What is job costing software?

Job costing software tracks every dollar spent on a job—labor, materials, equipment, subcontractors—and tells you whether you're making money before you finish. It's built to answer one question contractors ask constantly: are we profitable on this one. Here's what it does and why it matters when you're managing multiple crews.

Job costing breaks costs into line items per project

Job costing software assigns costs to specific jobs instead of just dumping them into a general ledger. You bid a $15,000 kitchen remodel. Your software tracks that it took 40 labor hours, $4,200 in materials, and $800 in equipment rental. You can see mid-project whether you're tracking to your estimate or running over. A plumber doing 12 jobs a month knows instantly which ones are burning margin. You get cost codes—labor, materials, subs, equipment, overhead—so you're not guessing at the end of the month whether you made or lost money on job number seven.

Real-time visibility stops surprises

Without job costing, you estimate, invoice, get paid, and only then realize you went $2,000 over on materials. With it, you know at 3 p.m. on Wednesday that your crew hit the material budget. A roofing contractor can see that last week's jobs averaged 15% over labor estimate because of weather delays. You pull the data, adjust your crew size on next week's similar job, and protect margin before it's gone. Your foreman logs hours to the job code. Your supplier integrates material costs. You check the dashboard and make decisions—add another crew, push back the timeline, adjust the scope—while you still can.

It connects to your estimates and invoices

You bid a job at $12,000. That estimate becomes a line item template in your job costing system. As work happens, actual costs populate against those estimated numbers. You invoice the customer for $12,000, but the software shows you spent $10,200, so you know you made $1,800 before overhead. If you spent $13,400, now you know to watch that job type on future estimates. The data flows from estimate to job to invoice—not three separate spreadsheets you're manually comparing on Friday night.

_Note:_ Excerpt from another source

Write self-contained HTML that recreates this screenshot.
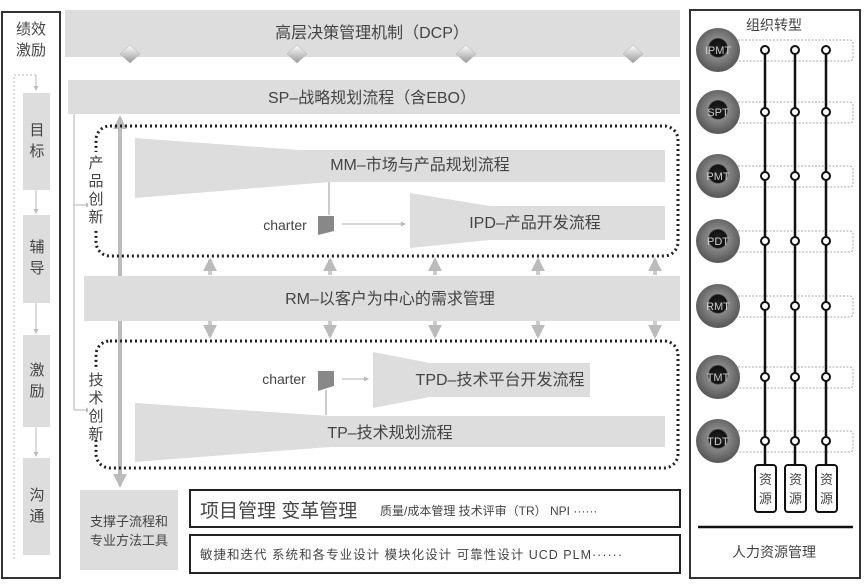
<!DOCTYPE html>
<html><head><meta charset="utf-8"><style>
html,body{margin:0;padding:0;background:#fff}
svg{display:block}
text{font-family:"Liberation Sans","Noto Sans CJK SC",sans-serif;fill:#444}
</style></head><body>
<svg width="865" height="588" viewBox="0 0 865 588" xmlns="http://www.w3.org/2000/svg">
<defs>
<marker id="ah" viewBox="0 0 10 10" refX="8" refY="5" markerWidth="5" markerHeight="5" orient="auto"><path d="M0,0L10,5L0,10z" fill="#bbb"/></marker>
<marker id="ahb" viewBox="0 0 10 10" refX="8" refY="5" markerWidth="3.5" markerHeight="3.5" orient="auto"><path d="M0,0L10,5L0,10z" fill="#bbb"/></marker>
<radialGradient id="ball" cx="50%" cy="45%" r="55%"><stop offset="0" stop-color="#222"/><stop offset="0.36" stop-color="#111"/><stop offset="0.42" stop-color="#888"/><stop offset="1" stop-color="#555"/></radialGradient>
<linearGradient id="dia" x1="0" y1="0" x2="0" y2="1"><stop offset="0" stop-color="#fff"/><stop offset="1" stop-color="#999"/></linearGradient>
</defs>

<rect x="2" y="12" width="58" height="566" fill="#fff" stroke="#333" stroke-width="2"/>
<text x="31" y="34" font-size="15" text-anchor="middle">绩效</text>
<text x="31" y="55" font-size="15" text-anchor="middle">激励</text>
<path d="M36,75 L14,75 L14,560" fill="none" stroke="#bbb" stroke-dasharray="2,2"/>
<path d="M36,75 L36,90" fill="none" stroke="#bbb" marker-end="url(#ah)"/>
<rect x="23" y="93" width="27" height="97" fill="#ddd"/>
<text x="37" y="135" font-size="15" text-anchor="middle">目</text>
<text x="37" y="156" font-size="15" text-anchor="middle">标</text>
<line x1="36" y1="190" x2="36" y2="213" stroke="#bbb" marker-end="url(#ah)"/>
<rect x="23" y="215" width="27" height="88" fill="#ddd"/>
<text x="37" y="252" font-size="15" text-anchor="middle">辅</text>
<text x="37" y="273" font-size="15" text-anchor="middle">导</text>
<line x1="36" y1="303" x2="36" y2="333" stroke="#bbb" marker-end="url(#ah)"/>
<rect x="23" y="335" width="27" height="92" fill="#ddd"/>
<text x="37" y="375" font-size="15" text-anchor="middle">激</text>
<text x="37" y="396" font-size="15" text-anchor="middle">励</text>
<line x1="36" y1="427" x2="36" y2="456" stroke="#bbb" marker-end="url(#ah)"/>
<rect x="23" y="458" width="27" height="97" fill="#ddd"/>
<text x="37" y="500" font-size="15" text-anchor="middle">沟</text>
<text x="37" y="521" font-size="15" text-anchor="middle">通</text>

<rect x="65" y="10" width="615" height="47" fill="#ddd"/>
<text x="372" y="38" font-size="16" text-anchor="middle">高层决策管理机制（DCP）</text>
<g fill="url(#dia)" stroke="#aaa" stroke-width="0.5">
<path d="M130,45 L140,54 L130,63 L120,54z"/>
<path d="M297,45 L307,54 L297,63 L287,54z"/>
<path d="M466,45 L476,54 L466,63 L456,54z"/>
<path d="M633,45 L643,54 L633,63 L623,54z"/>
</g>
<rect x="68" y="80" width="612" height="34" fill="#ddd"/>
<text x="372" y="103" font-size="16" text-anchor="middle">SP–战略规划流程（含EBO）</text>

<path d="M74,114 L74,410" stroke="#ccc" stroke-width="1.5" fill="none"/>
<line x1="74" y1="205" x2="90" y2="205" stroke="#ccc" stroke-width="1.5" marker-end="url(#ahb)"/>
<line x1="74" y1="410" x2="90" y2="410" stroke="#ccc" stroke-width="1.5" marker-end="url(#ahb)"/>
<line x1="120" y1="480" x2="120" y2="118" stroke="#bbb" stroke-width="4" marker-end="url(#ahb)"/>
<line x1="120" y1="470" x2="120" y2="485" stroke="#bbb" stroke-width="4" marker-end="url(#ahb)"/>

<rect x="96" y="126" width="582" height="130" rx="14" fill="none" stroke="#222" stroke-width="3" stroke-dasharray="2,3"/>
<rect x="88" y="152" width="16" height="78" fill="#fff"/>
<text x="96" y="168" font-size="15" text-anchor="middle">产</text>
<text x="96" y="186" font-size="15" text-anchor="middle">品</text>
<text x="96" y="204" font-size="15" text-anchor="middle">创</text>
<text x="96" y="222" font-size="15" text-anchor="middle">新</text>
<path d="M135,138 L300,150 L665,150 L665,182 L330,182 L135,198z" fill="#ddd"/>
<text x="420" y="170" font-size="16" text-anchor="middle">MM–市场与产品规划流程</text>
<line x1="329" y1="182" x2="329" y2="215" stroke="#bbb" stroke-width="1.5"/>
<text x="285" y="230" font-size="14" text-anchor="middle">charter</text>
<path d="M318,216 L334,216 L334,231 L318,235z" fill="#888"/>
<line x1="342" y1="224" x2="405" y2="224" stroke="#ccc" stroke-width="1.5" marker-end="url(#ahb)"/>
<path d="M410,193 L490,206 L665,206 L665,240 L490,240 L410,248z" fill="#ddd"/>
<text x="535" y="228" font-size="16" text-anchor="middle">IPD–产品开发流程</text>

<g stroke="#ccc" stroke-width="4">
<line x1="210" y1="275" x2="210" y2="260" marker-end="url(#ahb)"/>
<line x1="330" y1="275" x2="330" y2="260" marker-end="url(#ahb)"/>
<line x1="435" y1="275" x2="435" y2="260" marker-end="url(#ahb)"/>
<line x1="538" y1="275" x2="538" y2="260" marker-end="url(#ahb)"/>
<line x1="655" y1="275" x2="655" y2="260" marker-end="url(#ahb)"/>
<line x1="210" y1="320" x2="210" y2="336" marker-end="url(#ahb)"/>
<line x1="330" y1="320" x2="330" y2="336" marker-end="url(#ahb)"/>
<line x1="435" y1="320" x2="435" y2="336" marker-end="url(#ahb)"/>
<line x1="538" y1="320" x2="538" y2="336" marker-end="url(#ahb)"/>
<line x1="655" y1="320" x2="655" y2="336" marker-end="url(#ahb)"/>
</g>
<rect x="84" y="276" width="596" height="45" fill="#ddd"/>
<text x="390" y="304" font-size="16" text-anchor="middle">RM–以客户为中心的需求管理</text>

<rect x="96" y="341" width="582" height="127" rx="14" fill="none" stroke="#222" stroke-width="3" stroke-dasharray="2,3"/>
<rect x="88" y="370" width="16" height="70" fill="#fff"/>
<text x="96" y="385" font-size="15" text-anchor="middle">技</text>
<text x="96" y="403" font-size="15" text-anchor="middle">术</text>
<text x="96" y="421" font-size="15" text-anchor="middle">创</text>
<text x="96" y="439" font-size="15" text-anchor="middle">新</text>
<path d="M373,352 L430,363 L590,363 L590,397 L430,397 L373,408z" fill="#ddd"/>
<text x="500" y="385" font-size="16" text-anchor="middle">TPD–技术平台开发流程</text>
<text x="284" y="384" font-size="14" text-anchor="middle">charter</text>
<path d="M318,371 L334,371 L334,386 L318,391z" fill="#888"/>
<line x1="326" y1="390" x2="326" y2="415" stroke="#bbb" stroke-width="1.5"/>
<line x1="342" y1="379" x2="368" y2="379" stroke="#ccc" stroke-width="1.5" marker-end="url(#ahb)"/>
<path d="M135,403 L330,416 L665,416 L665,447 L330,447 L135,462z" fill="#ddd"/>
<text x="390" y="438" font-size="16" text-anchor="middle">TP–技术规划流程</text>

<rect x="80" y="490" width="98" height="80" fill="#ddd"/>
<text x="129" y="526" font-size="13" text-anchor="middle">支撑子流程和</text>
<text x="129" y="545" font-size="13" text-anchor="middle">专业方法工具</text>
<rect x="190" y="490" width="490" height="37" fill="#fff" stroke="#222" stroke-width="2"/>
<text x="200" y="517" font-size="19">项目管理  变革管理</text>
<text x="380" y="515" font-size="12">质量/成本管理   技术评审（TR）   NPI ······</text>
<rect x="190" y="535" width="490" height="38" fill="#fff" stroke="#222" stroke-width="2"/>
<text x="200" y="559" font-size="12.5" textLength="422" lengthAdjust="spacing">敏捷和迭代  系统和各专业设计  模块化设计   可靠性设计  UCD  PLM······</text>

<rect x="690" y="10" width="170" height="568" fill="#fff" stroke="#333" stroke-width="2"/>
<text x="774" y="30" font-size="14" text-anchor="middle">组织转型</text>
<g fill="none" stroke="#aaa" stroke-dasharray="2,1.5">
<rect x="735" y="40" width="118" height="21" rx="3"/>
<rect x="735" y="102" width="118" height="21" rx="3"/>
<rect x="735" y="166" width="118" height="21" rx="3"/>
<rect x="735" y="231" width="118" height="21" rx="3"/>
<rect x="735" y="296" width="118" height="21" rx="3"/>
<rect x="735" y="367" width="118" height="21" rx="3"/>
<rect x="735" y="431" width="118" height="21" rx="3"/>
</g>
<g stroke="#111" stroke-width="2.5">
<line x1="765" y1="50" x2="765" y2="466"/>
<line x1="795" y1="50" x2="795" y2="466"/>
<line x1="826" y1="50" x2="826" y2="466"/>
</g>
<g fill="#fff" stroke="#111" stroke-width="2">
<circle cx="765" cy="50" r="4"/><circle cx="795" cy="50" r="4"/><circle cx="826" cy="50" r="4"/>
<circle cx="765" cy="112" r="4"/><circle cx="795" cy="112" r="4"/><circle cx="826" cy="112" r="4"/>
<circle cx="765" cy="176" r="4"/><circle cx="795" cy="176" r="4"/><circle cx="826" cy="176" r="4"/>
<circle cx="765" cy="241" r="4"/><circle cx="795" cy="241" r="4"/><circle cx="826" cy="241" r="4"/>
<circle cx="765" cy="306" r="4"/><circle cx="795" cy="306" r="4"/><circle cx="826" cy="306" r="4"/>
<circle cx="765" cy="377" r="4"/><circle cx="795" cy="377" r="4"/><circle cx="826" cy="377" r="4"/>
<circle cx="765" cy="441" r="4"/><circle cx="795" cy="441" r="4"/><circle cx="826" cy="441" r="4"/>
</g>
<g font-size="11" text-anchor="middle">
<circle cx="718" cy="50" r="22" fill="url(#ball)"/><text x="718" y="54" style="fill:#ccc">IPMT</text>
<circle cx="718" cy="112" r="22" fill="url(#ball)"/><text x="718" y="116" style="fill:#ccc">SPT</text>
<circle cx="718" cy="176" r="22" fill="url(#ball)"/><text x="718" y="180" style="fill:#ccc">PMT</text>
<circle cx="718" cy="241" r="22" fill="url(#ball)"/><text x="718" y="245" style="fill:#ccc">PDT</text>
<circle cx="718" cy="306" r="22" fill="url(#ball)"/><text x="718" y="310" style="fill:#ccc">RMT</text>
<circle cx="718" cy="377" r="22" fill="url(#ball)"/><text x="718" y="381" style="fill:#ccc">TMT</text>
<circle cx="718" cy="441" r="22" fill="url(#ball)"/><text x="718" y="445" style="fill:#ccc">TDT</text>
</g>
<g fill="#fff" stroke="#111" stroke-width="2">
<rect x="755" y="465" width="21" height="47" rx="3"/>
<rect x="785" y="465" width="21" height="47" rx="3"/>
<rect x="816" y="465" width="21" height="47" rx="3"/>
</g>
<g font-size="13" text-anchor="middle">
<text x="765.5" y="484">资</text><text x="765.5" y="503">源</text>
<text x="795.5" y="484">资</text><text x="795.5" y="503">源</text>
<text x="826.5" y="484">资</text><text x="826.5" y="503">源</text>
</g>
<line x1="698" y1="527" x2="853" y2="527" stroke="#111" stroke-width="2.5"/>
<text x="774" y="557" font-size="14" text-anchor="middle">人力资源管理</text>
</svg>
</body></html>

Use it to fix estimating leaks

Over six months, your job costing data tells you that kitchen remodels always run 18% over on labor but come in under on materials. Foundation work costs more in excavation than you've been bidding. Painting jobs have higher-than-expected travel time between sites. You adjust your estimates next year with real numbers, not hope. A general contractor running 20 active jobs sees patterns that a one-off spreadsheet never shows. The software aggregates actuals by job type, scope, size, and location. You stop leaving money on the table by estimating blind.

Bottom line

Job costing software shows you exactly what each job costs—labor, materials, everything—so you know your profit before you finish. If you're managing multiple crews or jobs simultaneously, it's the difference between guessing at profitability and knowing it.